Now, perhaps that was inevitable because Potter’s legacy is the Potterverse, but at no point during the pre-publicity (and there was a lot of it) for THE CASUAL VACANCY did Rowling state that this book had anything to do with Potter. In fact she went out of her way (as did the publishers) to state that it was a book for grown ups. A book that was set in “the real world”, something that had nothing to do with what she had written before.

And yet the reviews were littered with references to Muggles and hogwarts and magic and the fact that Rowling dared to have a very strange reference to a used condom in the book. Few of them seemed to take the book and its merits on its own terms, preferring instead to play on the author’s past rather than seeing what Rowling was attempting to do in the here and now.

It left me with a feeling that Rowling would have been better (expectations wise at least, but not sales wise) to have released the book under another name. I know there are many reasons why that didn’t happen, of course, but the expectations that came with the Rowling brand were too much for The Casual Vacancy to be taken entirely as its own thing. Like the crime writer who can’t break out of the genre and do something different because of publisher and reader expectations* Rowling faced similar difficulties on a massive scale, and I have to wonder what will happen with her next book. Now that sales have been so huge because people were intrigued as to what she would do, will they come back now that that curiosity has been satisfied?

Writers have strange expectations placed on them, especially genre writers. Readers and publishers expect them to do something the same “but different”. We are put into holes of expectation and only rarely allowed to break out of them.

I always think of movies, how directors and actors can have a go at different genres and yet people will still come flocking to their movies (seriously, if Arnie had been a writer, then Jingle All The Way along would have killed his career) without the same kind of baggage of which they approach writers. Perhaps because its difficult not to pigeonhole writers. After all we are solely responsible for the product that reaches the readers. It is our name that is most important. Whereas in the movies, its always a team effort; its not simply the star, but the director, the scripter (even though people rarely notice them), the co-stars and so forth.
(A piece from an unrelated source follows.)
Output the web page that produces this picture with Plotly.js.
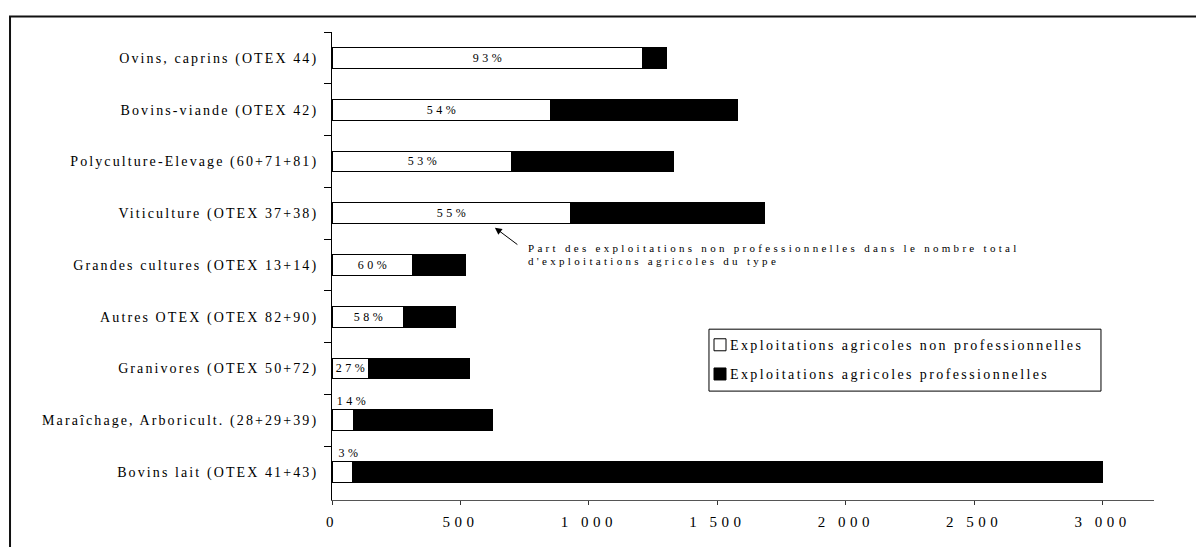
<!DOCTYPE html>
<html>
<head>
<meta charset="utf-8">
<script src="https://cdn.plot.ly/plotly-3.0.1.min.js"></script>
<style>
  html, body { margin: 0; padding: 0; background: #fff; }
  #chart { width: 1196px; height: 547px; }
  /* wide letter spacing of the original typesetting */
  #chart .ytick text { letter-spacing: 2.1px; }
  #chart .xtick text { letter-spacing: 4.5px; }
  #chart .legendtext { letter-spacing: 2.4px; transform: translateX(-10px); }
  #chart .annotation-text { letter-spacing: 3.3px; }
  #chart .annotation.share .annotation-text { letter-spacing: 3.5px; }
  #chart .legend .scrollbox { clip-path: none !important; }
</style>
</head>
<body>
<div id="chart"></div>
<script>
// Types of farms (OTEX), listed top to bottom
const categories = [
  'Ovins, caprins (OTEX 44)',
  'Bovins-viande (OTEX 42)',
  'Polyculture-Elevage (60+71+81)',
  'Viticulture (OTEX 37+38)',
  'Grandes cultures (OTEX 13+14)',
  'Autres OTEX (OTEX 82+90)',
  'Granivores (OTEX 50+72)',
  'Maraîchage, Arboricult. (28+29+39)',
  'Bovins lait (OTEX 41+43)'
];
// Number of farms
const nonPro = [1210, 851, 700, 927, 312, 278, 142, 85, 80];
const pro    = [93, 729, 628, 756, 208, 202, 392, 538, 2920];

const seriesNames = [
  'Exploitations agricoles non professionnelles',
  'Exploitations agricoles professionnelles'
];
const noteLines = [
  'Part des exploitations non professionnelles dans le nombre total',
  "d'exploitations agricoles du type"
];

const FONT = 'Liberation Serif, Times New Roman, serif';

const traces = [
  {
    type: 'bar', orientation: 'h',
    y: categories, x: nonPro,
    name: seriesNames[0], legendgroup: 'a',
    marker: { color: '#ffffff', line: { color: '#000000', width: 1 } },
    hoverinfo: 'skip'
  },
  {
    type: 'bar', orientation: 'h',
    y: categories, x: pro,
    name: seriesNames[1], legendgroup: 'b',
    marker: { color: '#000000', line: { color: '#000000', width: 1 } },
    hoverinfo: 'skip'
  }
];

// share of non-professional farms, written in the white part (or just above the bar when too narrow)
const shareFont = { family: FONT, size: 12, color: '#000' };
const shareLabels = categories.map((c, i) => {
  const pct = Math.round(nonPro[i] / (nonPro[i] + pro[i]) * 100) + '%';
  const inside = nonPro[i] >= 100;
  return inside
    ? { x: nonPro[i] / 2, y: c, text: pct, showarrow: false, xanchor: 'center', yanchor: 'middle',
        xshift: 2, font: shareFont }
    : { x: 0, y: c, text: pct, showarrow: false, xanchor: 'left', yanchor: 'middle',
        xshift: 8, yshift: 19, font: shareFont };
});

const noteFont = { family: FONT, size: 11, color: '#000' };
const annotations = shareLabels.concat([
  { // arrow pointing at the Viticulture share
    x: 634, y: 3.28, xref: 'x', yref: 'y', text: '',
    showarrow: true, arrowhead: 2, arrowsize: 1.4, arrowwidth: 1, arrowcolor: '#000',
    ax: 24, ay: 18, axref: 'pixel', ayref: 'pixel'
  },
  {
    x: 757, y: 3.681, xref: 'x', yref: 'y', text: noteLines[0],
    showarrow: false, xanchor: 'left', yanchor: 'middle', align: 'left', font: noteFont
  },
  {
    x: 757, y: 3.921, xref: 'x', yref: 'y', text: noteLines[1],
    showarrow: false, xanchor: 'left', yanchor: 'middle', align: 'left', font: noteFont
  }
]);

const layout = {
  width: 1196, height: 547,
  margin: { l: 332, r: 42, t: 32, b: 47, pad: 0 },
  paper_bgcolor: '#ffffff', plot_bgcolor: '#ffffff',
  barmode: 'stack', bargap: 0.6,
  separators: ', ',
  font: { family: FONT, size: 13, color: '#000' },
  xaxis: {
    range: [0, 3200], dtick: 500, tick0: 0, tickformat: ',d',
    showgrid: false, zeroline: false,
    showline: true, linecolor: '#555', linewidth: 1,
    ticks: 'outside', ticklen: 4, tickcolor: '#333',
    ticklabelstandoff: 4,
    tickfont: { family: FONT, size: 15, color: '#000' }
  },
  yaxis: {
    type: 'category', autorange: 'reversed',
    showgrid: false, zeroline: false,
    showline: true, linecolor: '#000', linewidth: 1,
    ticks: 'outside', tickson: 'boundaries', ticklen: 7, tickcolor: '#000',
    ticklabelstandoff: 10,
    tickfont: { family: FONT, size: 14, color: '#000' }
  },
  showlegend: true,
  legend: {
    x: 0.4477, xanchor: 'left', y: 0.365, yanchor: 'top',
    bgcolor: 'rgba(0,0,0,0)', borderwidth: 0,
    traceorder: 'grouped', tracegroupgap: 8,
    font: { family: FONT, size: 14, color: '#000' }
  },
  annotations: annotations,
  shapes: [
    { // outer frame
      type: 'rect', xref: 'paper', yref: 'paper',
      x0: -0.3917, x1: 1.1, y0: -0.2, y1: 1.0331,
      line: { color: '#111', width: 2 }, fillcolor: 'rgba(0,0,0,0)', layer: 'below'
    },
    { // legend box
      type: 'rect', xref: 'paper', yref: 'paper',
      x0: 0.4586, x1: 0.9355, y0: 0.2327, y1: 0.365,
      line: { color: '#000', width: 1 }, fillcolor: 'rgba(0,0,0,0)', layer: 'above'
    }
  ]
};

Plotly.newPlot('chart', traces, layout, { staticPlot: true, displayModeBar: false }).then(gd => {
  // tag the share labels so they get their own letter spacing
  const nodes = gd.querySelectorAll('.annotation');
  nodes.forEach((n, i) => { if (i < categories.length) n.classList.add('share'); });
});
</script>
</body>
</html>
There are so many people to blame or praise for a movie, whereas with a book, its just one person (even when behind the scenes there are other people assisting, such as editors, first readers, researchers etc etc) and the public easily start to associate that one person with a particular style which is why it can become difficult to break that style.
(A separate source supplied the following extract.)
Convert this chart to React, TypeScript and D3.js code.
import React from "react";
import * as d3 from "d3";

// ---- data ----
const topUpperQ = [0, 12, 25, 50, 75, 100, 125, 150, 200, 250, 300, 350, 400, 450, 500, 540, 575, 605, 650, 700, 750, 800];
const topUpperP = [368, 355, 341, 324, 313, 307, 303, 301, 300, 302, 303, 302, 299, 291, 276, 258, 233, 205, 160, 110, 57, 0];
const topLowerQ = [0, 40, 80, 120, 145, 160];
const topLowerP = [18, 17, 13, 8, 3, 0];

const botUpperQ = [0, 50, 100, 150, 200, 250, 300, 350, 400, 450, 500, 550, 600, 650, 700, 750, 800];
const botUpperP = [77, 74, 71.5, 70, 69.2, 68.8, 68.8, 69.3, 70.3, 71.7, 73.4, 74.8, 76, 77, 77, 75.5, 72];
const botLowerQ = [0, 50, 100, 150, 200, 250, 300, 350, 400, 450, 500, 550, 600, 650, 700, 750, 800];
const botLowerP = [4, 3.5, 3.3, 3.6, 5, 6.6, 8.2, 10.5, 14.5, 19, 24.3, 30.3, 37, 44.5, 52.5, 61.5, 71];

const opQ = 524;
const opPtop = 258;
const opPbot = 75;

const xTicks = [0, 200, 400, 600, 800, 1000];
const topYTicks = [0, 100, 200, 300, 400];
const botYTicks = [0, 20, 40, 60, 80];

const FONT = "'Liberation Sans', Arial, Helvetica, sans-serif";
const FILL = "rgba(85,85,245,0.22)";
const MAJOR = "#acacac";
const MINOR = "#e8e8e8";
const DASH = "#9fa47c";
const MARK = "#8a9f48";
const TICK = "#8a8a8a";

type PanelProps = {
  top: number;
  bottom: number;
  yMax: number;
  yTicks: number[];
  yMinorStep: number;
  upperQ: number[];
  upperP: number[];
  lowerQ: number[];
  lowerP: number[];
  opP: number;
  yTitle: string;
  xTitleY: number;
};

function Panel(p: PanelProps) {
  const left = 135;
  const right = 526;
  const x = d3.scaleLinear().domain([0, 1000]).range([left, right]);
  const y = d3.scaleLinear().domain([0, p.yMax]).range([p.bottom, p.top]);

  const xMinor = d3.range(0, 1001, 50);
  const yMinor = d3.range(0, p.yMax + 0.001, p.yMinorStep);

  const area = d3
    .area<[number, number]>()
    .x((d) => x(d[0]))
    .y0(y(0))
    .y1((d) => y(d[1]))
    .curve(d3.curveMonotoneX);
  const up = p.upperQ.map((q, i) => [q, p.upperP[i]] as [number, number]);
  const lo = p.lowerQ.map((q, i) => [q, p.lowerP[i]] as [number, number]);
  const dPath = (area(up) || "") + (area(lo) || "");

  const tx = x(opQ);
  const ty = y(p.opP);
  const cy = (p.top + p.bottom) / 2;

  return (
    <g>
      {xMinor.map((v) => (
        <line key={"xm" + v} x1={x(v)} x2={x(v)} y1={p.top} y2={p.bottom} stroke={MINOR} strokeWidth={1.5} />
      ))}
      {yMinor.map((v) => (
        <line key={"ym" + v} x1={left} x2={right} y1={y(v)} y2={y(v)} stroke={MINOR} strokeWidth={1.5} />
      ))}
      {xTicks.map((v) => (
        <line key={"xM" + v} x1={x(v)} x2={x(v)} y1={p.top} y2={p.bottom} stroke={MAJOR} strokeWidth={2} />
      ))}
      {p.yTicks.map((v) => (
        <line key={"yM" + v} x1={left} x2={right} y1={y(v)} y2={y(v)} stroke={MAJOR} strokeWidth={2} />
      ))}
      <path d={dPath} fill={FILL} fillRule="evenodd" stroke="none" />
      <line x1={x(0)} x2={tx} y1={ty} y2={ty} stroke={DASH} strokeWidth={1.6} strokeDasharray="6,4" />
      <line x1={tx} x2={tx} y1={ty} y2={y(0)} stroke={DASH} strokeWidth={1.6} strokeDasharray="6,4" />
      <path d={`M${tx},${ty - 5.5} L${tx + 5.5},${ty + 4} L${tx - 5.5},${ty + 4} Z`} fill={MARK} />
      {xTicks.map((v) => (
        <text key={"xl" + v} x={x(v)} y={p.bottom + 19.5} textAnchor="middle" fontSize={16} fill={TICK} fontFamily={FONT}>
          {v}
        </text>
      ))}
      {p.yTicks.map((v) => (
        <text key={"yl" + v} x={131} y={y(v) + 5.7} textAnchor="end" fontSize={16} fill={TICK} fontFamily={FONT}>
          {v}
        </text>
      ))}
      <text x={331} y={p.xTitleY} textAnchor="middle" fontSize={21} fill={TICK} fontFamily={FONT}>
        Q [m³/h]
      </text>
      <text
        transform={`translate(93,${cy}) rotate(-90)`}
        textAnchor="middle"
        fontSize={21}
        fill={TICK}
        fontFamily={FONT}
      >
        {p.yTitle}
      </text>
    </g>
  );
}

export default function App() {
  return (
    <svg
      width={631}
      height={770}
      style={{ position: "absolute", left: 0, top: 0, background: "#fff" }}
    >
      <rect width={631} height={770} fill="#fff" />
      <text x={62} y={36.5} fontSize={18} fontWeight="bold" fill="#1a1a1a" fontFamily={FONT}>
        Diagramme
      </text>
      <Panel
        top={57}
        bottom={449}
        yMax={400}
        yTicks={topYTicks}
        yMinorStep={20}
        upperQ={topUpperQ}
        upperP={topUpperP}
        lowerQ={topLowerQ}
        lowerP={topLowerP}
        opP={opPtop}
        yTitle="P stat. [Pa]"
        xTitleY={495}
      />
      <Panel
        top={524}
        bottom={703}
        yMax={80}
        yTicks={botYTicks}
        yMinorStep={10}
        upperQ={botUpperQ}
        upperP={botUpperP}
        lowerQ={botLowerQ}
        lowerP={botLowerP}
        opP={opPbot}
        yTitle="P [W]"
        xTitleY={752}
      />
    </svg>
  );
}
Writers are often more than the readers expect. They have the same complex and varied interests as anyone else, and to pigeonhole them in one genre is often a mistake, You can tell when a writer has reached the point of writing for contract and expectation instead of their own passions, and I think that is such a sad thing to see. Reinventing, taking risks and simply playing with words is part of who a writer is. We shouldn’t limit them. We should take each book on its own terms rather than comparing it to something which it is not.

*I’m thinking of Stuart MacBride’s brilliant Half Head which deserved a sequel and a chance to build up the man in another genre


Anonymous said...

Marillion, which most people remember only for a song that came out in 1986, continually has to deal with this.

There is one noted critic who still thinks they have the same lead singer who left in 1989 and sing only about trolls and medieval castles (which, ironically, they never did, except for an obscure single in 1981 no one's ever really heard.)

You're known for what made you famous. Stephen King could start cranking out Harlequin Romances tomorrow, and everyone will still think of "Heeeere's Johnny!" and The Walking Dude and demonic clowns.

EA said...

Good points Russel.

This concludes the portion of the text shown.